======== Given records ========
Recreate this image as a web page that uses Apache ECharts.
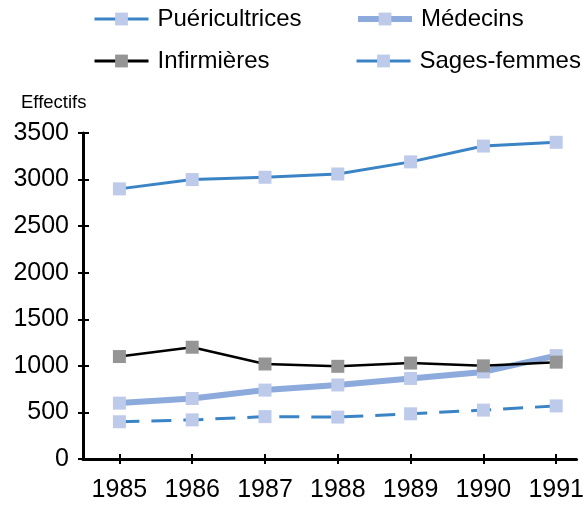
========
======== Given records ========
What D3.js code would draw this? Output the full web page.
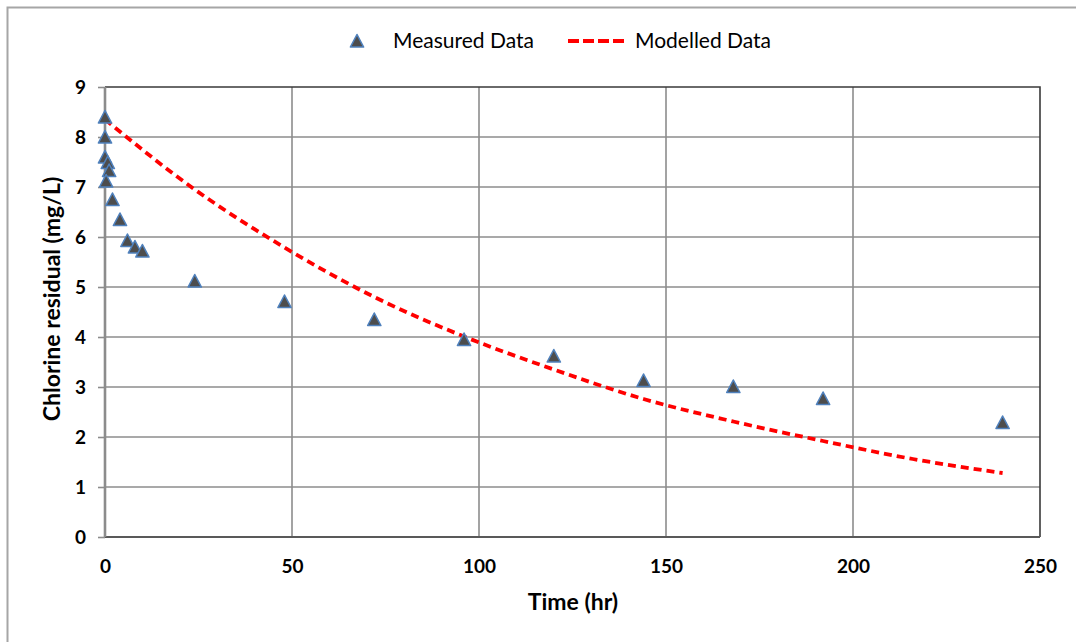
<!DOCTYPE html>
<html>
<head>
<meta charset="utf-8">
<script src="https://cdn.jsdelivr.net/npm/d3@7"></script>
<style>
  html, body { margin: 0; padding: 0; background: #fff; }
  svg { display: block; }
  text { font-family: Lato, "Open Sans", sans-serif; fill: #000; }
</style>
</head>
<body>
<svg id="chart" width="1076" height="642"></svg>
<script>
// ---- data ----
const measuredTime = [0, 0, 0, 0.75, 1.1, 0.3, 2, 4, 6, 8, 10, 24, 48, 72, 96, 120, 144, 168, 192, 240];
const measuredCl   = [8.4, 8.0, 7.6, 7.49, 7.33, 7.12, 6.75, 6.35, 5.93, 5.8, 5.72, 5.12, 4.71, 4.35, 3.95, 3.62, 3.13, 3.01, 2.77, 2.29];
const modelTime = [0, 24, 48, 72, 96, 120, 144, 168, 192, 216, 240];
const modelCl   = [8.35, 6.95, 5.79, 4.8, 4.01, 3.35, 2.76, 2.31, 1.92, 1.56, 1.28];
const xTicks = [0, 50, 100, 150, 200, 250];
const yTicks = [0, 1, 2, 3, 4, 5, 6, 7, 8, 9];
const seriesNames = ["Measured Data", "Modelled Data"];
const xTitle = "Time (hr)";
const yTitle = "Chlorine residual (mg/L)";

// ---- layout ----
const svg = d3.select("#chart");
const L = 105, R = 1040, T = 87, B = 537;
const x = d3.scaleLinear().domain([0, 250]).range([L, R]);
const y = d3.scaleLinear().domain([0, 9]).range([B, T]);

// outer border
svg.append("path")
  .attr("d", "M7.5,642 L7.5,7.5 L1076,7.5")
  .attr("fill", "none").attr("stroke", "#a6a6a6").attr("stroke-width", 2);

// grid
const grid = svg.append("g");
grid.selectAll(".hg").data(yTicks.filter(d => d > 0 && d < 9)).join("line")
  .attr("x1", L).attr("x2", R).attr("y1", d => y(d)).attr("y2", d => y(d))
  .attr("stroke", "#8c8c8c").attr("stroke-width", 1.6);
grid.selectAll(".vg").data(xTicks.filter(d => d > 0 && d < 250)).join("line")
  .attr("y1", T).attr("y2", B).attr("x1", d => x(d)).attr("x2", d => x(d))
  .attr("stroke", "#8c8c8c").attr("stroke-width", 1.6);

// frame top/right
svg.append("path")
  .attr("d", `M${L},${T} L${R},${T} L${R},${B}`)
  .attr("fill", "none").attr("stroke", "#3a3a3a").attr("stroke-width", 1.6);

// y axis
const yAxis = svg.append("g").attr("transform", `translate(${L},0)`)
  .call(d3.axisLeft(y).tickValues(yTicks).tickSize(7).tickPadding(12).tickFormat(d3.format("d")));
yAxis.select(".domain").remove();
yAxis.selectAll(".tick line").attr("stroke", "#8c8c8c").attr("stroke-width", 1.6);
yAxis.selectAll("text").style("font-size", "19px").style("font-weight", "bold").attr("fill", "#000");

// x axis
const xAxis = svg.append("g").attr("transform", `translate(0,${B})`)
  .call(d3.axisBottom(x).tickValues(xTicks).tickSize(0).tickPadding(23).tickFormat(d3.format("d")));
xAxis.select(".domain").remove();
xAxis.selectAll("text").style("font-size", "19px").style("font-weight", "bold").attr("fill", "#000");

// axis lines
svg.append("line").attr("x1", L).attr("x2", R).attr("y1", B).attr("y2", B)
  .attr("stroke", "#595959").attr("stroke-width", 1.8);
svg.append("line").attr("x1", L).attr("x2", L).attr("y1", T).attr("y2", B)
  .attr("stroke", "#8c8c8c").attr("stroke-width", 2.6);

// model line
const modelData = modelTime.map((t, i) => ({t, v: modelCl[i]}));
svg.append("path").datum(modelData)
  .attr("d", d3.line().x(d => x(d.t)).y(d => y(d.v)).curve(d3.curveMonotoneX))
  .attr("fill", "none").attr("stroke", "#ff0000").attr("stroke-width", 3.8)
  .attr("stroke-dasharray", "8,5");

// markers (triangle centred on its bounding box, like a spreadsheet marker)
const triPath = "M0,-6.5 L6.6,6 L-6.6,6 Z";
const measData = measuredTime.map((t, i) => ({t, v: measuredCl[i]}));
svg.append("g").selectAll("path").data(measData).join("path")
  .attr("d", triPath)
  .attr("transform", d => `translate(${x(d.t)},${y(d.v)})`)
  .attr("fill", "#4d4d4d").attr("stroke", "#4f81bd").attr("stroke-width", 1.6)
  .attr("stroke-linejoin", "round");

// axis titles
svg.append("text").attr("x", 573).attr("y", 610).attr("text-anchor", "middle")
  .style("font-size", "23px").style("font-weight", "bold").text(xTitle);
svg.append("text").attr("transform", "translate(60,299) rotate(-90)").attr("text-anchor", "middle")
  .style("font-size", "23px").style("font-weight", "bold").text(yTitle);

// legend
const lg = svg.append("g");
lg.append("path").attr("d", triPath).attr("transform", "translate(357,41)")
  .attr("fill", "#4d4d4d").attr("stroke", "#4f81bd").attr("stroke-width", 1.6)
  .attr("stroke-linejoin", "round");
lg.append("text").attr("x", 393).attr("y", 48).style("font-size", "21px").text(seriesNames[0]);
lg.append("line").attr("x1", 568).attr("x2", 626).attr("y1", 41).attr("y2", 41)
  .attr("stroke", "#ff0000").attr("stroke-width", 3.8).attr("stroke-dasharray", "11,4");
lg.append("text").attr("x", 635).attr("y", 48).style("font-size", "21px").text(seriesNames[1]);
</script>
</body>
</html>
========
======== Given records ========
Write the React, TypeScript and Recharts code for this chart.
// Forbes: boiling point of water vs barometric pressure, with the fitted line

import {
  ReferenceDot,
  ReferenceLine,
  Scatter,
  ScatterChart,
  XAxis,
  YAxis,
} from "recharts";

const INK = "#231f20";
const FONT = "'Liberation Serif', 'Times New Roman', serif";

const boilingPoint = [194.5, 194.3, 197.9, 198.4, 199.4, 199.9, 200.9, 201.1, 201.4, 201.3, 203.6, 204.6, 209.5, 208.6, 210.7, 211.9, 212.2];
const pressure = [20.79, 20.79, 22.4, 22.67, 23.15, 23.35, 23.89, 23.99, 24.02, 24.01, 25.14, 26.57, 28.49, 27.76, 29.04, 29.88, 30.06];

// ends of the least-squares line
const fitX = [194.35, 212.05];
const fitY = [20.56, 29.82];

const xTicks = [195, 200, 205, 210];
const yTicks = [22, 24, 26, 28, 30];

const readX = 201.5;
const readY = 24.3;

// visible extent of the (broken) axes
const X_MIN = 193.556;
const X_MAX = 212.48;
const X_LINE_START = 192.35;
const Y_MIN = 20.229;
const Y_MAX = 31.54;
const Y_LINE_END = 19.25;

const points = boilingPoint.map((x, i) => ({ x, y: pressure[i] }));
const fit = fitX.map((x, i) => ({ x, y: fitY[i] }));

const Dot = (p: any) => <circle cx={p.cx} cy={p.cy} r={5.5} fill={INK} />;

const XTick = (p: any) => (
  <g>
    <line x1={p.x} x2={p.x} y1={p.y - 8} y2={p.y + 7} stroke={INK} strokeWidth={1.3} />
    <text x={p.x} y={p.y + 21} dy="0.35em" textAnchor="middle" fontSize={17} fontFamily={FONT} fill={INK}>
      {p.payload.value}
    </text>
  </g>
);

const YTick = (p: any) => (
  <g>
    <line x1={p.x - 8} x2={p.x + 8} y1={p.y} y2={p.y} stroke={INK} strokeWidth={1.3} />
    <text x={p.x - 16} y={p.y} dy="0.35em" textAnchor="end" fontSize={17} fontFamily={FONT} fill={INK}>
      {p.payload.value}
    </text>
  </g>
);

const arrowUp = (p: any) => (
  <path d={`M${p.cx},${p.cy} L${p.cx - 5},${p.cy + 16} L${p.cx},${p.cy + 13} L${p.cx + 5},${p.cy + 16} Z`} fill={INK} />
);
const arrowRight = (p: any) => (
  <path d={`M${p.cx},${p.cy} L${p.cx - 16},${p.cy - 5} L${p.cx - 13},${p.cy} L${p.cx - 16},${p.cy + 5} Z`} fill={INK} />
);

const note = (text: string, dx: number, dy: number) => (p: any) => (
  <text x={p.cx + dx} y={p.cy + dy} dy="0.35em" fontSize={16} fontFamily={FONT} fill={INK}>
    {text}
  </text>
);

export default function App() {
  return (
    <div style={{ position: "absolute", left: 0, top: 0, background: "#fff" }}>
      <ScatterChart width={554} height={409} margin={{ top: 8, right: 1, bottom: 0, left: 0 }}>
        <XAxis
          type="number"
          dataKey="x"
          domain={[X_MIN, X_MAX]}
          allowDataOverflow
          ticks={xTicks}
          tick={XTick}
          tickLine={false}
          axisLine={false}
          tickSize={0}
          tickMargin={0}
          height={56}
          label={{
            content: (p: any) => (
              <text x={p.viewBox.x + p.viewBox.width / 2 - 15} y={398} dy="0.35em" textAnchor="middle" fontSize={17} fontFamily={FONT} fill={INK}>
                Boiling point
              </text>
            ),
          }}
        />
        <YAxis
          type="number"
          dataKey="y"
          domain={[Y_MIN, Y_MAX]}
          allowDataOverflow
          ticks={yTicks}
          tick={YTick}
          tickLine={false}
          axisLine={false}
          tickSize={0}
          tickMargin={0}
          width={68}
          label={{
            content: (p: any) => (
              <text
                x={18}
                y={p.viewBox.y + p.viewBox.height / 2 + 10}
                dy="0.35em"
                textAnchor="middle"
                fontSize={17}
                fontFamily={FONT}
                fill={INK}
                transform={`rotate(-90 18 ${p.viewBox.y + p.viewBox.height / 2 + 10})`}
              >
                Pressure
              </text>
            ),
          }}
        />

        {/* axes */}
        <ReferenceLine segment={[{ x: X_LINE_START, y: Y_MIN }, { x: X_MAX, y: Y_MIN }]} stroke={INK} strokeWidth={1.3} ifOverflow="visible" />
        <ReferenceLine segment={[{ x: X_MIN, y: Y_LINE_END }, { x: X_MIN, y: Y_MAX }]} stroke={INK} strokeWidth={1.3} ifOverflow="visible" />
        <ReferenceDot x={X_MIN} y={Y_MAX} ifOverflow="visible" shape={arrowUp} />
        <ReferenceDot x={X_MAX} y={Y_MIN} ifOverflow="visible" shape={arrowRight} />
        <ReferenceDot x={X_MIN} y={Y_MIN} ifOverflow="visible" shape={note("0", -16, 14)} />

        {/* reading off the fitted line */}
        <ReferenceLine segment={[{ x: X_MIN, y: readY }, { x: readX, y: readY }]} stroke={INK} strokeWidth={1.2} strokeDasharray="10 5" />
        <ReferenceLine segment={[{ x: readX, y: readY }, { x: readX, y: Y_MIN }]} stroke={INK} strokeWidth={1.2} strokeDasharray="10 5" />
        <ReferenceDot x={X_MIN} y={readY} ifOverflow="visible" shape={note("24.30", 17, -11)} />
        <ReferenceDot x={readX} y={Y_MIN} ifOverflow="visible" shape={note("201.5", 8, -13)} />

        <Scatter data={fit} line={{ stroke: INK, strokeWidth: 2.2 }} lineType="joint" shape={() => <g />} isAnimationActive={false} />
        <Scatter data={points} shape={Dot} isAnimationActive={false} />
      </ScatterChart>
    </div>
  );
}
========
[Given exercise]
Pick out every line above that holds the word "code" and copy it.

[Response to the task]
What D3.js code would draw this? Output the full web page.
Write the React, TypeScript and Recharts code for this chart.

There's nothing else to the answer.